By querying the INFORMATION_SCHEMA system tables, batch repair scripts can be generated:
SELECT
CONCAT('ALTER TABLE `', TABLE_NAME, '` CONVERT TO CHARACTER SET utf8mb4 COLLATE utf8mb4_0900_ai_ci;') AS stmt
FROM INFORMATION_SCHEMA.TABLES
WHERE TABLE_SCHEMA = 'database_name'
AND TABLE_COLLATION = 'old_collation';
Data Recovery Possibility
For characters that have already been corrupted and display as "???", if the original data lost information during storage due to character set mismatch, simply modifying the character set may not recover the original characters. In such cases, data needs to be restored from backups or re-entered with correct encoding.

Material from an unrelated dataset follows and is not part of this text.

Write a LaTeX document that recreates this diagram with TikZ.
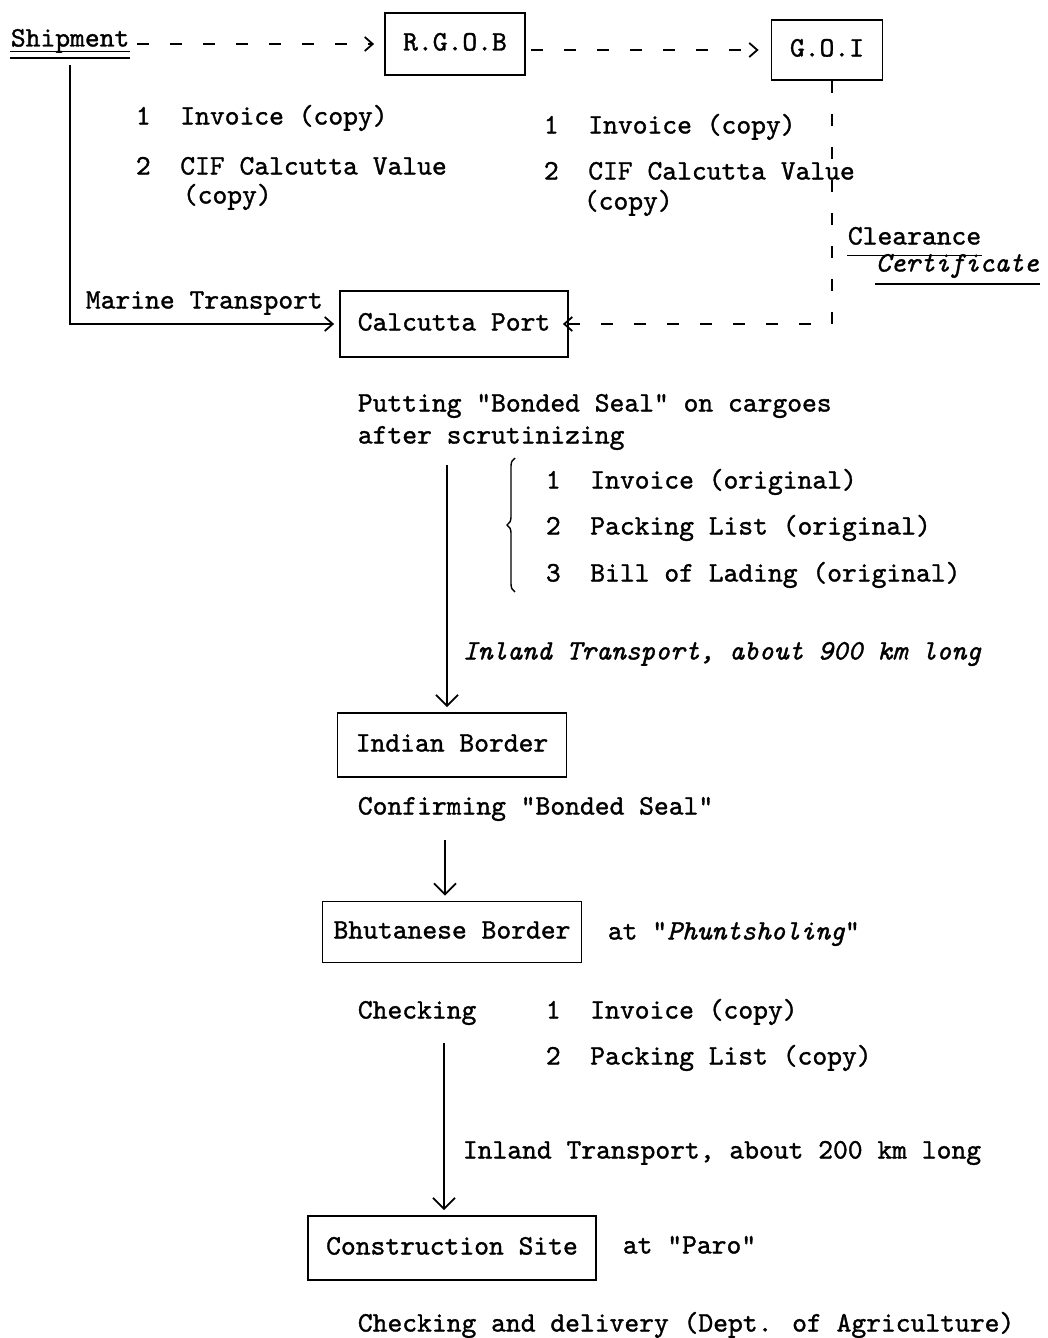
\documentclass[tikz,border=0pt]{standalone}
\usepackage{fontspec}
\newfontfamily\typer{lmmono10-regular.otf}[ItalicFont=lmmono10-italic.otf,FakeBold=1.2]
\usetikzlibrary{arrows.meta,decorations.pathreplacing}

\begin{document}
\begin{tikzpicture}[x=1pt,y=-1pt,line width=1.8pt,
	  every node/.style={inner sep=0pt,font=\fontsize{28.2}{34}\selectfont\typer},
	  office/.style={draw,minimum height=62pt,text height=19pt,text depth=6pt},
	  flow/.style={-{Straight Barb[length=11pt,width=22pt]},shorten >=5pt},
	  paper/.style={dash pattern=on 12pt off 21pt,-{Straight Barb[length=8pt,width=14pt]}}]
	  \tikzstyle{doc} = [anchor=west,text height=19pt,text depth=6pt]
	  \useasboundingbox (0,0) rectangle (1047,1338);
	  % offices
	  \node (ship) [doc] at (10,40) {Shipment};
	  \node (rgob) [office,minimum width=140pt] at (455,44) {R.G.O.B};
	  \node (goi) [office,minimum width=111pt,minimum height=60pt] at (827,50) {G.O.I};
	  \node (port) [office,minimum width=228pt,minimum height=66pt] at (454,324) {Calcutta Port};
	  \node (india) [office,minimum width=229pt,minimum height=64pt] at (452,745) {Indian Border};
	  \node (bhutan) [office,minimum width=259pt,minimum height=61pt] at (452,932) {Bhutanese Border};
	  \node (site) [office,minimum width=288pt,minimum height=64pt] at (452,1248) {Construction Site};
	  \draw[line width=1.3pt] ([yshift=2pt]ship.south west) -- ([yshift=2pt]ship.south east);
	  \draw[line width=1.3pt] ([yshift=-4.5pt]ship.south west) -- ([yshift=-4.5pt]ship.south east);
	  % documents
	  \node (rgob_1) [doc] at (135,118) {1~~Invoice (copy)};
	  \node (rgob_2) [doc] at (135,168) {2~~CIF Calcutta Value};
	  \node (rgob_3) [doc] at (182,197) {(copy)};
	  \node (goi_1) [doc] at (543,127) {1~~Invoice (copy)};
	  \node (goi_2) [doc] at (543,173) {2~~CIF Calcutta Value};
	  \node (goi_3) [doc] at (583,203) {(copy)};
	  \node (clear_1) [doc] at (847,238) {Clearance};
	  \node (clear_2) [doc] at (875,265) {\itshape Certificate};
	  \draw[line width=1.3pt] ([yshift=-4pt]clear_1.south west) -- ([yshift=-4pt]clear_1.south east);
	  \draw[line width=1.3pt] ([yshift=-5.5pt]clear_2.south west) -- ([yshift=-5.5pt]clear_2.south east);
	  \node (marine) [doc] at (85,302) {Marine Transport};
	  \node (port_1) [doc] at (357,405) {Putting "Bonded Seal" on cargoes};
	  \node (port_2) [doc] at (357,437) {after scrutinizing};
	  \node (orig_1) [doc] at (545,482) {1~~Invoice (original)};
	  \node (orig_2) [doc] at (545,528) {2~~Packing List (original)};
	  \node (orig_3) [doc] at (545,575) {3~~Bill of Lading (original)};
	  \draw[line width=1.4pt,decorate,decoration={brace,amplitude=8pt}] (515,592) -- (515,458);
	  \node (inland_1) [doc] at (462,653) {\itshape Inland Transport, about 900 km long};
	  \node (india_1) [doc] at (357,808) {Confirming "Bonded Seal"};
	  \node (bhutan_1) [doc] at (607,933) {at "\textit{Phuntsholing}"};
	  \node (check) [doc] at (357,1012) {Checking};
	  \node (copy_1) [doc] at (545,1012) {1~~Invoice (copy)};
	  \node (copy_2) [doc] at (545,1058) {2~~Packing List (copy)};
	  \node (inland_2) [doc] at (462,1152) {Inland Transport, about 200 km long};
	  \node (site_1) [doc] at (622,1247) {at "Paro"};
	  \node (site_2) [doc] at (357,1325) {Checking and delivery (Dept. of Agriculture)};
	  % connectors
	  \draw[paper,shorten <=7pt,shorten >=10pt] (ship.east |- rgob.west) -- (rgob.west);
	  \draw[paper,shorten <=5pt,shorten >=12pt] (rgob.east |- goi.west) -- (goi.west);
	  \draw[paper,shorten >=-6pt] ([xshift=5pt]goi.south) |- (port.east);
	  \draw[-{Straight Barb[length=8pt,width=14pt]},shorten <=12pt,shorten >=5pt] (ship.south) |- (port.west);
	  \coordinate (c_1) at (447,465);
	  \draw[flow] (c_1) -- (c_1 |- india.north);
	  \coordinate (c_2) at (445,840);
	  \draw[flow] (c_2) -- (c_2 |- bhutan.north);
	  \coordinate (c_3) at (444,1043);
	  \draw[flow] (c_3) -- (c_3 |- site.north);
\end{tikzpicture}
\end{document}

Best Practice Recommendations
1. Prevention Over Repair: Standardize character set and collation configuration during project initialization
2. Regular Inspection: Monitor character set consistency across database objects through system tables
3. Backup First: Complete database backup must be performed before any character set modification operations
4. Testing Verification: Thorough testing in development environment before applying to production
5. Documentation: Record character set configuration decisions and change history
Tool Support
Modern development tools such as TablePlus, DDEV provide convenient database management functions that can assist in character set inspection and migration. Some frameworks (like Craft CMS) also offer dedicated CLI commands to simplify the character set conversion process.
Conclusion
Proper handling of MySQL character sets and collations is crucial for ensuring the normal operation of multilingual applications. Through systematic repair solutions and preventive measures, character display issues can be effectively avoided, ensuring data integrity and consistency. utf8mb4_0900_ai_ci, as the currently recommended configuration combination, achieves a good balance between functional completeness and performance.